Mayur Pahilajani - AHN News Writer
Kathmandu, Nepal (AHN) - Nepalese police have detained around 360 Tibetan women protesting, including several Buddhist nuns, in the Nepali capital of Kathmandu on Sunday.
The women were protesting against the Chinese crackdown in Tibet, according to the reports.
The protesters held three separate all-women rallies in Katmandu on Sunday for the first time in Kathmandu, but were stopped by police.
Those detained were wearing black armbands in their rallies across the capital supporting the cause of free Tibet and shouting "We want free Tibet".
Some of them wept as others were dragged along the street by police into vans to take them to detention centers.
The reports indicated that the protesters were planning to carry out a silent march to demonstrate against Chinese restrictions in Tibet but the security forces quickly detained the first group of crowd preparing to rally.

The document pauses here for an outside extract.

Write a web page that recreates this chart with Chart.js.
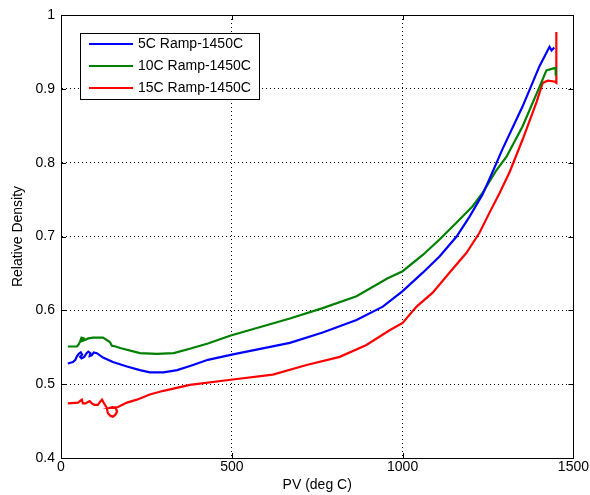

"Just to create what is happening in Tibet we wanted to do a silent march here, a peaceful silent march," Doma Tsomo, who was among the protesters, told AP news agency.
"Unfortunately even before we could start police started arresting people."
More than 20,000 Tibetans estimated are living in Nepal, considering it their home, after many of them fled their homeland consequent to the failed uprising in 1959 and the subsequent crackdown by China, according to BBC News.
Police said the protesters would be freed later, according to the reports.